入院中に有休を使い切った社員 会社が立て替えた住民税を踏み倒して退職……どうすればよかった?:社労士・井口克己の労務Q&A(1/2 ページ)
入院中に有休を使い切った社員。無給期間中の社会保険料や住民税などは会社で立て替えていたが、そのまま退職。退職後の請求にも応じなかった。どうすればよかった?
連載:社労士・井口克己の労務Q&A
労働法に詳しい株式会社Works Human Intelligenceの社労士・井口克己氏が、人事労務担当の素朴な疑問を解決します。
Q: 現在、病気で入院中の社員がいます。入院予定期間は3カ月程度で、その後は職場に復帰できる見込みです。年次有給休暇を消化し、その後は病気休暇とします。病気休暇は無給のため、2カ月ほど給与が0円になる予定です。

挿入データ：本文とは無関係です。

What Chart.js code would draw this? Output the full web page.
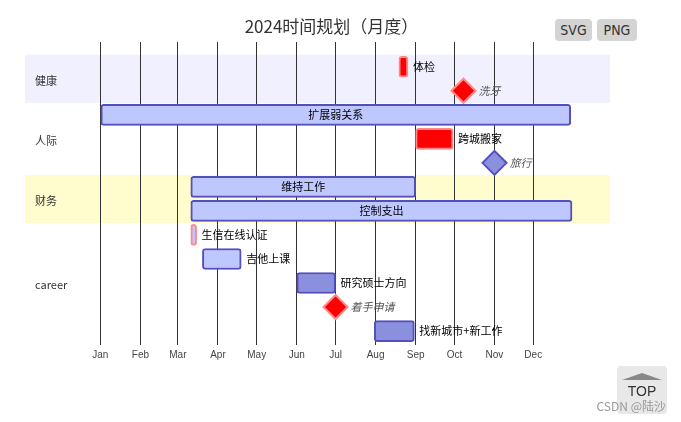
<!DOCTYPE html>
<html>
<head>
<meta charset="utf-8">
<script src="https://cdn.jsdelivr.net/npm/chart.js@4.4.0/dist/chart.umd.min.js"></script>
<style>
  body { margin: 0; background: #fff; }
  #wrap { position: relative; width: 681px; height: 422px; font-family: "Noto Sans CJK SC", sans-serif; }
  #title { position: absolute; left: 0; top: 14px; width: 663px; text-align: center; font-size: 17px; line-height: 24px; color: #333; }
  .btn { position: absolute; top: 19px; height: 22px; line-height: 22px; background: #d4d4d4; border-radius: 4px; text-align: center; color: #333; font-size: 14px; font-family: "Liberation Sans Narrow", "DejaVu Sans Condensed", sans-serif; }
  #top { position: absolute; left: 617px; top: 366px; width: 50px; height: 48px; background: #e8e8e8; border-radius: 4px; }
  #arrow { position: absolute; left: 5px; top: 7px; width: 0; height: 0; border-left: 20px solid transparent; border-right: 20px solid transparent; border-bottom: 7px solid #888; }
  #toptxt { position: absolute; left: 0; top: 17px; width: 50px; text-align: center; font: 14px "Liberation Sans", sans-serif; color: #333; }
  #mark { position: absolute; right: 15px; top: 398px; font-size: 12px; line-height: 16px; color: #999; }
</style>
</head>
<body>
<div id="wrap">
  <canvas id="gantt" width="681" height="422"></canvas>
  <div id="title">2024时间规划（月度）</div>
  <div class="btn" style="left:555px;width:37px;">SVG</div>
  <div class="btn" style="left:597px;width:40px;">PNG</div>
  <div id="top"><div id="arrow"></div><div id="toptxt">TOP</div></div>
  <div id="mark">CSDN @陆沙</div>
</div>
<script>
// 2024 月份（x 轴为一年中的第几天）
const monthNames = ['Jan', 'Feb', 'Mar', 'Apr', 'May', 'Jun', 'Jul', 'Aug', 'Sep', 'Oct', 'Nov', 'Dec'];
const monthStarts = [0, 31, 60, 91, 121, 152, 182, 213, 244, 274, 305, 335];

// 分区
const sections = ['健康', '人际', '财务', 'career'];
const sectionRows = [[0, 1], [2, 4], [5, 6], [7, 11]];
const sectionFills = ['#f0f0ff', null, '#fffdcd', null];

// 任务
const taskNames = ['体检', '扩展弱关系', '跨城搬家', '维持工作', '控制支出', '生信在线认证', '吉他上课', '研究硕士方向', '找新城市+新工作'];
const taskRows = [0, 2, 3, 5, 6, 7, 8, 9, 11];
const taskStart = [231, 0, 244, 70, 70, 70, 79, 152, 212];
const taskEnd = [238, 364, 273, 244, 365, 74.5, 109, 182, 243];
const taskKinds = ['crit', 'active', 'crit', 'active', 'active', 'activeCrit', 'active', 'task', 'task'];

// 里程碑
const mileNames = ['洗牙', '旅行', '着手申请'];
const mileRows = [1, 4, 10];
const mileDays = [281, 305, 182];
const mileKinds = ['crit', 'task', 'crit'];

const kindFill = { crit: '#ff0000', active: '#bfc7ff', activeCrit: '#bfc7ff', task: '#8a90dd' };
const kindBorder = { crit: '#ff8888', active: '#534fbc', activeCrit: '#ff8888', task: '#534fbc' };

const bandPlugin = {
  id: 'bands',
  beforeDraw(chart) {
    const { ctx, chartArea, scales } = chart;
    ctx.save();
    sectionRows.forEach(function (r, i) {
      if (!sectionFills[i]) return;
      const top = scales.y.getPixelForValue(r[0] - 0.5);
      const bottom = scales.y.getPixelForValue(r[1] + 0.5);
      ctx.fillStyle = sectionFills[i];
      ctx.fillRect(chartArea.left, top, chartArea.right - chartArea.left, bottom - top);
    });
    ctx.restore();
  }
};

const labelPlugin = {
  id: 'taskLabels',
  afterDatasetsDraw(chart) {
    const c = chart.ctx;
    c.save();
    c.textBaseline = 'middle';
    c.font = '11px "Noto Sans CJK SC"';
    c.fillStyle = '#000';
    chart.getDatasetMeta(0).data.forEach(function (bar, i) {
      const left = Math.min(bar.x, bar.base), right = Math.max(bar.x, bar.base);
      const w = c.measureText(taskNames[i]).width;
      if (right - left > w + 10) {
        c.textAlign = 'center';
        c.fillText(taskNames[i], (left + right) / 2, bar.y);
      } else {
        c.textAlign = 'left';
        c.fillText(taskNames[i], right + 5, bar.y);
      }
    });
    c.font = 'italic 11px "Noto Sans CJK SC"';
    c.fillStyle = '#555';
    c.textAlign = 'left';
    chart.getDatasetMeta(1).data.forEach(function (pt, i) {
      c.fillText(mileNames[i], pt.x + 15, pt.y);
    });
    c.restore();
  }
};

const ctx = document.getElementById('gantt');

new Chart(ctx, {
  data: {
    datasets: [{
      type: 'bar',
      data: taskNames.map(function (n, i) { return { x: [taskStart[i], taskEnd[i]], y: taskRows[i] }; }),
      backgroundColor: taskKinds.map(function (k) { return kindFill[k]; }),
      borderColor: taskKinds.map(function (k) { return kindBorder[k]; }),
      borderWidth: 2,
      borderRadius: 3,
      borderSkipped: false,
      barThickness: 21
    }, {
      type: 'scatter',
      data: mileNames.map(function (n, i) { return { x: mileDays[i], y: mileRows[i] }; }),
      pointStyle: 'rectRot',
      pointRadius: 12,
      pointBackgroundColor: mileKinds.map(function (k) { return kindFill[k]; }),
      pointBorderColor: mileKinds.map(function (k) { return kindBorder[k]; }),
      pointBorderWidth: 2
    }]
  },
  options: {
    indexAxis: 'y',
    responsive: false,
    animation: false,
    layout: { padding: { left: 5, right: 71, top: 42, bottom: 57 } },
    plugins: {
      legend: { display: false },
      tooltip: { enabled: false },
      title: { display: false }
    },
    scales: {
      x: {
        type: 'linear',
        min: -58.3,
        max: 394.4,
        offset: false,
        afterBuildTicks: function (s) { s.ticks = monthStarts.map(function (v) { return { value: v }; }); },
        ticks: {
          autoSkip: false,
          maxRotation: 0,
          padding: 4,
          color: '#444',
          font: { family: 'Liberation Sans', size: 10 },
          callback: function (v, i) { return monthNames[i]; }
        },
        grid: { color: '#333', drawTicks: false, offset: false },
        border: { display: false }
      },
      y: {
        type: 'linear',
        reverse: true,
        min: -1.03,
        max: 11.58,
        offset: false,
        afterBuildTicks: function (s) {
          s.ticks = sectionRows.map(function (r) { return { value: (r[0] + r[1]) / 2 }; });
        },
        ticks: {
          mirror: true,
          padding: 10,
          labelOffset: 2,
          color: '#333',
          font: { family: 'Noto Sans CJK SC', size: 11 },
          callback: function (v, i) { return sections[i]; }
        },
        grid: { display: false, drawTicks: false, offset: false },
        border: { display: false }
      }
    }
  },
  plugins: [bandPlugin, labelPlugin]
});
</script>
</body>
</html>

実は数年前にも、今回と同じように長期入院した社員がいました。無給期間中の社会保険料や住民税などは会社で立て替えていたのですが、そのまま退職となりました。退職後、無給期間中に会社が立て替えた分を請求しましたが、お金がないと言い支払ってもらえませんでした。今回はそうした事態を避けたいのですが、どのようにしたらよいでしょうか。

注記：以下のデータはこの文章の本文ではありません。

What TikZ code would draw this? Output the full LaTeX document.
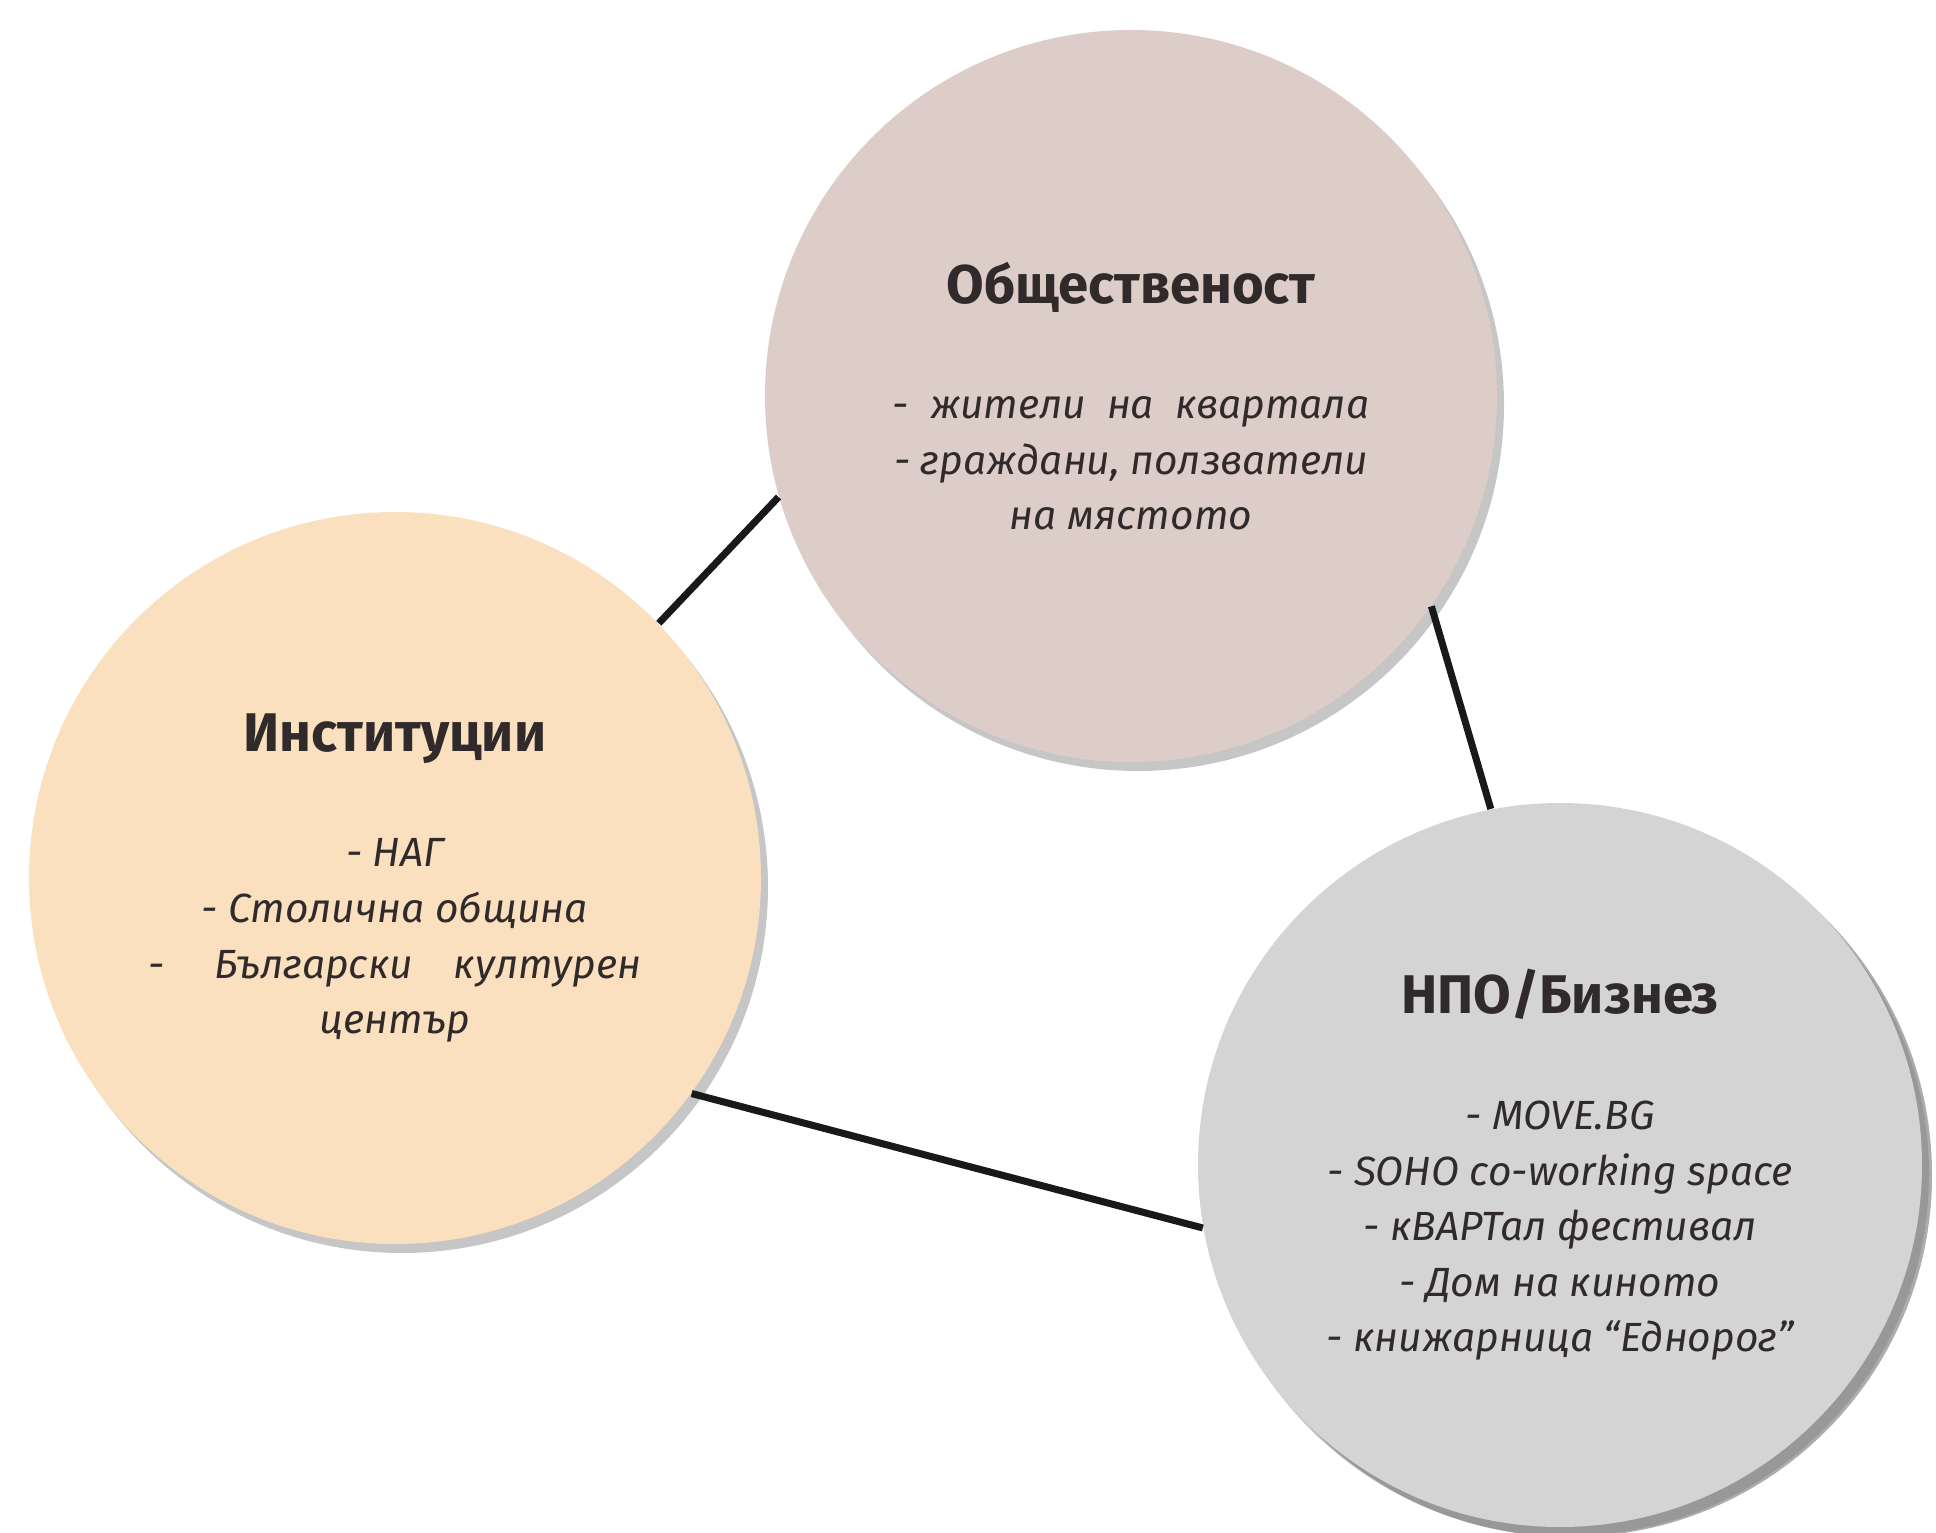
\documentclass[tikz,border=0pt]{standalone}
\usepackage{fontspec}
\setmainfont{Fira Sans}[Script=Cyrillic,Language=Bulgarian]
\usetikzlibrary{shadows}

\definecolor{pubfill}{RGB}{221,205,201}
\definecolor{instfill}{RGB}{251,224,192}
\definecolor{ngofill}{RGB}{212,212,212}
\definecolor{inkgray}{RGB}{48,42,42}

\newcommand{\grouphead}[1]{{\upshape\bfseries\fontsize{15.5}{18}\selectfont #1}}

\begin{document}
\begin{tikzpicture}[
    actor/.style={circle, minimum size=7.32cm, inner sep=0pt, align=center,
      text=inkgray, font=\fontsize{11.6}{15.8}\selectfont\itshape,
      drop shadow={shadow xshift=0.07cm, shadow yshift=-0.09cm, opacity=0.45}},
    link/.style={line width=2pt, black!90}
  ]
  \useasboundingbox (0,0) rectangle (19.36,15.32);

  \node [actor, fill=pubfill] (pub) at (11.31,11.36)
    {\grouphead{Общественост}\\[0.6cm]
     -\ \ жители\ \ на\ \ квартала\\
     - граждани, ползватели\\
     на мястото};
  \node [actor, fill=instfill] (inst) at (3.95,6.54)
    {\grouphead{Институции}\\[0.6cm]
     - НАГ\\
     - Столична община\\
     -\hspace{1.2em}Български\hspace{1em}културен\\
     център};
  \node [actor, fill=ngofill, minimum size=7.24cm,
         drop shadow={shadow xshift=0.1cm, shadow yshift=-0.1cm, opacity=0.65}] (ngo) at (15.60,3.67)
    {\grouphead{НПО/Бизнез}\\[0.6cm]
     - MOVE.BG\\
     - SOHO co-working space\\
     - кВАРТал фестивал\\
     - Дом на киното\\
     - книжарница “Еднорог”};

  \draw [link] (inst.44) -- (pub.196);
  \draw [link] (pub.-35) -- (ngo.101);
  \draw [link] (inst.-36) -- (ngo.190);
\end{tikzpicture}
\end{document}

A: 立て替え分は毎月会社の口座に振り込ませてください。振り込みがない場合は健康保険の傷病手当金から相殺します。これらの手続きについて無給期間に入る前に本人に詳しく説明し、書面による同意書を作成してください。
休職中に発生する控除とその扱い
給与からの控除は、下記の2つの条件の組み合わせで決まります。
◆給与額と連動しているか
- (1)給与の額に応じて計算される「給与連動型」
- (2)給与の額に関係なく定額で計算される「給与非連動型」
◆徴収は義務か任意か
- (A)法令によって会社に徴収義務がある「法定控除」
- (B)会社や社員の希望で任意に徴収する「法定外控除」
給与連動型のものは、給与が0円になると控除額も0円となります。無給の休職中は控除が発生しないので特別な考慮は必要ありません。
給与非連動型のものは、給与が0円でも、控除が継続します。給与が0円では控除することができないので、会社で立て替えて本人から別途回収するか、控除停止することになります。

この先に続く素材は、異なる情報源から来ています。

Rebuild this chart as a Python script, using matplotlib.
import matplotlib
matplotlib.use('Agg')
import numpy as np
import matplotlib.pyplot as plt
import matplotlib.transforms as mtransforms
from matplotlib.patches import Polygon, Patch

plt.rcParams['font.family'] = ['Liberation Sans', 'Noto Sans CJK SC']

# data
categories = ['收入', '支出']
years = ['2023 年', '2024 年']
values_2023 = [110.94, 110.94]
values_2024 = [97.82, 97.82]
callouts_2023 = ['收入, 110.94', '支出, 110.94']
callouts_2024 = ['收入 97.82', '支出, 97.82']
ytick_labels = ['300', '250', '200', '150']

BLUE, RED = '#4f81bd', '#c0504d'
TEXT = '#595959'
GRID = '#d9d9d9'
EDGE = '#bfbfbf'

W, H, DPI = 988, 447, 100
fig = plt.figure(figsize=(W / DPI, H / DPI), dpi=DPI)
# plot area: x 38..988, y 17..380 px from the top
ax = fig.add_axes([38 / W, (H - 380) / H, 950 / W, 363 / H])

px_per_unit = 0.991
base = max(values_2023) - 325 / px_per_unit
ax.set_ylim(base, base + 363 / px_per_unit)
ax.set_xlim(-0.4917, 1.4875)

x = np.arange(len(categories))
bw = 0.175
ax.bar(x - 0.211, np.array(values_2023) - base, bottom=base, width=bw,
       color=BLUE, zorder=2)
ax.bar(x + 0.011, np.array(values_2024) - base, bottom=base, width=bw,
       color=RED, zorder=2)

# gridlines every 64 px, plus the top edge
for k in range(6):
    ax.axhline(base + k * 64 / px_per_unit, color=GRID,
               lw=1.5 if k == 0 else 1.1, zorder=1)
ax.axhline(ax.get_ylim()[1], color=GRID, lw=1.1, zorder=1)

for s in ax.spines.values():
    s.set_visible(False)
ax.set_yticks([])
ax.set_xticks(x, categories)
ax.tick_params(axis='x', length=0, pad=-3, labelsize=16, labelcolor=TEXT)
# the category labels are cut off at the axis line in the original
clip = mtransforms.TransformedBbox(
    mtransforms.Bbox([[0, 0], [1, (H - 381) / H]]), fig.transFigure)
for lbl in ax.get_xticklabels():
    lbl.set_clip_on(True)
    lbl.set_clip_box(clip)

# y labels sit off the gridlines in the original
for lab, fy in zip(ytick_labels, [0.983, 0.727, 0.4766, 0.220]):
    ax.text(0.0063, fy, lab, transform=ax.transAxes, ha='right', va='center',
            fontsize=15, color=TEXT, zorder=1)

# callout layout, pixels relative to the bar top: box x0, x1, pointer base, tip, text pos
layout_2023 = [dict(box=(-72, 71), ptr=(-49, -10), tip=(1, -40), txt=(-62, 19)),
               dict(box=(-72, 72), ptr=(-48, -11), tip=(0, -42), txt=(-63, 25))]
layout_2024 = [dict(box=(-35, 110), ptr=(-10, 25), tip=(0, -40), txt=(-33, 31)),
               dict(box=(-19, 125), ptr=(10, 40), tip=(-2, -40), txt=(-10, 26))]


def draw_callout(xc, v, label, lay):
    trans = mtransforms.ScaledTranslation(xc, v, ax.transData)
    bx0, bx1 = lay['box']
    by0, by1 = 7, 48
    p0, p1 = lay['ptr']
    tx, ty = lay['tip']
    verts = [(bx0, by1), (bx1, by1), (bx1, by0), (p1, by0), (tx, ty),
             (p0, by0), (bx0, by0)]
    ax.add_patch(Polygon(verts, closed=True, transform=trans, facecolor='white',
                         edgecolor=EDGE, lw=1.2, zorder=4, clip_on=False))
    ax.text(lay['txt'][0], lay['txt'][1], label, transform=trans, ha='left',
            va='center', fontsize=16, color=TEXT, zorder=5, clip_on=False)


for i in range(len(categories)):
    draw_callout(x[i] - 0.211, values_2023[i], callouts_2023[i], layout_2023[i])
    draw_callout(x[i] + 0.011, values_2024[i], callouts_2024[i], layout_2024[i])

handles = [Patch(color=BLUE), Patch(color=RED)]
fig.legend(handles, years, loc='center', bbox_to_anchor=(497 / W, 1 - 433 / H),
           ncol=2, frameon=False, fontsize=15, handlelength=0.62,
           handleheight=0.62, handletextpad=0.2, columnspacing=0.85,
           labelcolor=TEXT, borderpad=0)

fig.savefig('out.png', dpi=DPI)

給与非連動型の控除項目のうち、主なものについて無給時の対応方法を説明します。
住民税
住民税は毎月定額の法定控除です。無給期間中も控除が必要なため、会社で立て替えて本人から回収します。ただし、病気で無給となる場合は、普通徴収に切り替えることで会社の徴収義務を逃れることができます。休職期間が長い場合は、選択肢に加えてください。
社会保険料
健康保険料と厚生年金保険料は法定控除です。産前産後休業や育児休業の時には免除されますが、病気休職では免除されません。無給期間中も控除が必要です。会社で立て替えておき、後日本人から回収します。
団体扱い保険料
個人で加入している生損保の保険料を保険会社の代わりに会社が徴収する制度です。法令の強制力はなく任意の法定外控除です。保険料徴収の代行のため、無給になった場合は個人扱いに変更することで引き去り金を0円にできます。無給になる前に保険会社に連絡しておきましょう。
寮・社宅利用料
会社の寮や社宅の利用料です。法令の強制力はありませんが入居している間は毎月必要となります。無給になったらすぐ退去というわけにはいかないので、毎月本人から回収することになります。
財形貯蓄・持株会など
社員の財産形成を支援する積立制度です。法令の強制力はありません。社員が任意に積立額を決めているので無給期間中は積み立てを中断しましょう。
紹介したものは一例ですが、無給期間中も控除が継続されるもの、停止できるものなどさまざまです。それぞれ対処可能な方法を調べ、中断できるものは可能な限り中断し、給与の不足金額が少なくなるようにすることが重要です。